La squadra si presenta ai nastri di partenza con le solite ambizioni: conquistare la serie B, che all’epoca manca da più di vent’anni. In panchina c’è sempre Vincenzo Montefusco (poi sostituito da Oscar Montez, il vecchio El grinta) e anche l’ossatura della squadra è rimasta quella, con l’aggiunta di un libero d’esperienza come Stefano Calcagni e di un gruppetto di giovani – Claudio Lombardo, Donato Bergamini, Bruno Russo – che alla fine costituiranno l’unica novità positiva di un’annata balorda. I pezzi forti del mercato sono gli acquisti del portiere Domenico Delli Pizzi e dell’ala destra Massimo Rovellini, che qualche anno prima hanno assaggiato anche la Serie A rispettivamente con Cesena e Cagliari. Manca, però, un bomber in grado di sostituire l’Idolo. I nomi di Alivernini, Romiti, Doto e Cinquetti sono all’epoca quelli più a la page per una squadra di serie C con ambizioni da prima della classe.
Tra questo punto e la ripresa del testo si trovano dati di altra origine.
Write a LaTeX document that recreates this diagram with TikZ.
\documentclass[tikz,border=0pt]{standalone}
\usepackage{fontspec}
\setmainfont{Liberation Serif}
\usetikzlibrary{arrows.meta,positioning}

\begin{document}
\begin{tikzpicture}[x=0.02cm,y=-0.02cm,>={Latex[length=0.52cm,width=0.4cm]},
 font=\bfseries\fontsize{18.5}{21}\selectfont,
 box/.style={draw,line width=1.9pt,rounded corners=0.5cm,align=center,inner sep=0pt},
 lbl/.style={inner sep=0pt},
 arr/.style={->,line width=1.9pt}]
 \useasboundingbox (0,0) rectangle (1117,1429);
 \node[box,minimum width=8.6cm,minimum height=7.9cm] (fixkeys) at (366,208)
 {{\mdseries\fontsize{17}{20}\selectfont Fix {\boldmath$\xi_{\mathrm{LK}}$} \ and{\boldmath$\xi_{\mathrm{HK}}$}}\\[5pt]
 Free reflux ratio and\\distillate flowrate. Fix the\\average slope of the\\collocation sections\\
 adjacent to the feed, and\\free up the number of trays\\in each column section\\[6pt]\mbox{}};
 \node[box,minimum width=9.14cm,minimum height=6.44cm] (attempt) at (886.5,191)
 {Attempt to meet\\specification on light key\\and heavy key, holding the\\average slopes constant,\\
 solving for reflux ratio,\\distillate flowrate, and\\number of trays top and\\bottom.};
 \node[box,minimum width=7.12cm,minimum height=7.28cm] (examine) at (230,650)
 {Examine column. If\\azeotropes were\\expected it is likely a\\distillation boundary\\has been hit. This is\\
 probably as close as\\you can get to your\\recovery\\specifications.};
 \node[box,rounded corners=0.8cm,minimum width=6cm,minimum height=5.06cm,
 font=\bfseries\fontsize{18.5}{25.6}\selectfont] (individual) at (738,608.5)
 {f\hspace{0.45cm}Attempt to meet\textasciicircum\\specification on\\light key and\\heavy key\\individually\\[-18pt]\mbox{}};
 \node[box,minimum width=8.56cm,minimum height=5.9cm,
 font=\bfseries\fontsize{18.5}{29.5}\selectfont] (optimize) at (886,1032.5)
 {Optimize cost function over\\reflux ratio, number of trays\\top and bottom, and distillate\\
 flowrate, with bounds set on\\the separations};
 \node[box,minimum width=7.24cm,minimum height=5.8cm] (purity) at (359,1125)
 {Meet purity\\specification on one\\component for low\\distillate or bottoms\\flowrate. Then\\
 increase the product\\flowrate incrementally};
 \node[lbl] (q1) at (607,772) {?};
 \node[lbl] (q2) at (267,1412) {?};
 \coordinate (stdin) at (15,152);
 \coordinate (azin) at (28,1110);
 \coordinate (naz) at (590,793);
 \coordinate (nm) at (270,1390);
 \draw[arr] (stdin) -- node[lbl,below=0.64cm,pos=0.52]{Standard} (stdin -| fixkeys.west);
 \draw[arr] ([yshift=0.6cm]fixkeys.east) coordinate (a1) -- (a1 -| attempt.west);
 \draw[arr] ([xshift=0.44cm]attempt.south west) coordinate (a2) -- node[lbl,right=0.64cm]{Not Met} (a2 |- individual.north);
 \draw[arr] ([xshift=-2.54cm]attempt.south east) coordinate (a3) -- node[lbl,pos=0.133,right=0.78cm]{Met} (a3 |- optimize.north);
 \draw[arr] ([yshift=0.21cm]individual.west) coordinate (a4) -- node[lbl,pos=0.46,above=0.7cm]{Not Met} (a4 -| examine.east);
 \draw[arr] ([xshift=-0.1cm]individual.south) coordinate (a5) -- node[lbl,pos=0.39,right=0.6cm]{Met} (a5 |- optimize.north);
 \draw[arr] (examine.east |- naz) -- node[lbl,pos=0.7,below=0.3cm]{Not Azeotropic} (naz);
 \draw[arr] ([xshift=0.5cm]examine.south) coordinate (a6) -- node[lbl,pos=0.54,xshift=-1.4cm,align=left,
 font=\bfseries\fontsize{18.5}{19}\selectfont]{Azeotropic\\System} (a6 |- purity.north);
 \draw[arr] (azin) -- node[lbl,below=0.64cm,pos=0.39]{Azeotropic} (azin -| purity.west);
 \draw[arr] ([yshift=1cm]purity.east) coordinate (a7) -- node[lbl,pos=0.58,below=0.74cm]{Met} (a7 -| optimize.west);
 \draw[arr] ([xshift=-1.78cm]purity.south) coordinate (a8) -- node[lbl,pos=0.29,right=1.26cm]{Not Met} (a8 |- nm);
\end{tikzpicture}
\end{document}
Durante il mercato estivo, ognuno di loro è associato a un futuro in rossoblù, ma nessuna di queste trattative riuscirà ad avere successo.  Dalle categorie inferiori arriva Franco Brandolini che, però, non vedrà mai il campo. A essere promosso titolare allora è Fabrizio Del Rosso, già riserva l’anno precedente. Non sfigurerà, ma le attese erano ben altre. Alla vigilia, i tifosi sono scontenti, ma sanno perfettamente a quale santo votarsi: nel romitorio del santuario di Paola, fra immaginette sacre, attrezzi ortopedici e ritratti di aspiranti miracolati, spunta una foto della rosa del Cosenza, stagione 85/86, accompagnata da un messaggio al Taumaturgo: su tutti loro, copiose benedizioni.

Due vittorie risicate e tre pareggi. L’inizio è un po’ così, ma nulla lascia presagire la tempesta che sta per abbattersi il 27 ottobre, alla sesta di campionato. Quel giorno al San Vito scende in campo il Siena allenato da Ferruccio Mazzola, “cadetto” ribelle della dinastia. Il Cosenza si presenta al fischio d’inizio con una divisa insolita: maglia azzurra con sponsor Parise e calzoncini rossi. Un obbrobrio, che non a caso sparirà poi dalla circolazione. Alla fine del primo tempo il punteggio è impietoso: 4 a 1 per i toscani. Colpa del loro attaccante – un certo Fermanelli – che veste i panni della furia e segna una tripletta, ma anche della giornata no di Delli Pizzi, che da allora non riacquisterà più la serenità perduta quel giorno, lasciando di lì a poco il posto all’esordiente Luigi Simoni. All’intervallo le squadre guadagnano gli spogliatoi sotto una selva di fischi, diversi tifosi abbandonano lo stadio, ma i soliti sette-ottomila del San Vito resistono. Sperano in un miracolo che si materializzerà al quinto minuto della ripresa, ma non come se lo aspettano loro.

Il Genoa milita in serie B, ma punta alla promozione in massima serie. Anche il suo inizio è stato un po’ altalenante, ma dopo le prime incertezze ha preso quota quel nuovo centravanti fresco di immissione in ruolo, con due gol in altrettante partite che lasciano ben sperare. Mentre lui è in campo a Marassi, con il punteggio bloccato sullo zero a zero, mille chilometri più a sud, i suoi vecchi tifosi sono in preda allo sconforto poiché costretti ad assistere a una partita ormai compromessa. Mancano ancora quaranta minuti prima della fine, che senza la speranza possono diventare un’eternità. Il secondo tempo di Cosenza-Siena si disputa così: in un silenzio irreale. Che sta per diventare il silenzio perfetto.

Sono gli anni d’oro di “Tutto il calcio minuto per minuto” e le orecchie sono tutte incollate alle radioline: anche negli stadi ce n’è una che gracchia ogni due o tre spettatori. Ezio Luzi interrompe dallo studio per il consueto aggiornamento sui risultati di B e dà atto del vantaggio del Genoa sul Cesena. Mentre si accinge a comunicare anche il nome del marcatore, l’aria sul San Vito si fa più rarefatta. È un solo istante in cui tutti, all’unisono, sembrano trattenere il fiato in attesa di un annuncio. «Ha segnato… Marulla» declama il radiocronista e l’urlo collettivo dei presenti scuote le fondamenta di tribune, curva (all’epoca ce n’era soltanto una) e di un po’ tutta via degli Stadi. Un ruggito prolungato, quasi rabbioso. Tanti altri partiranno ancora da quei gradoni negli anni a venire. Ancora più intensi, memorabili e celebrati. A tutt’oggi, però, quello eruttato dall’emiciclo del San Vito resta forse il più disperato di sempre. E anche il più tenero. Per Marulla, dai Senzamarulla.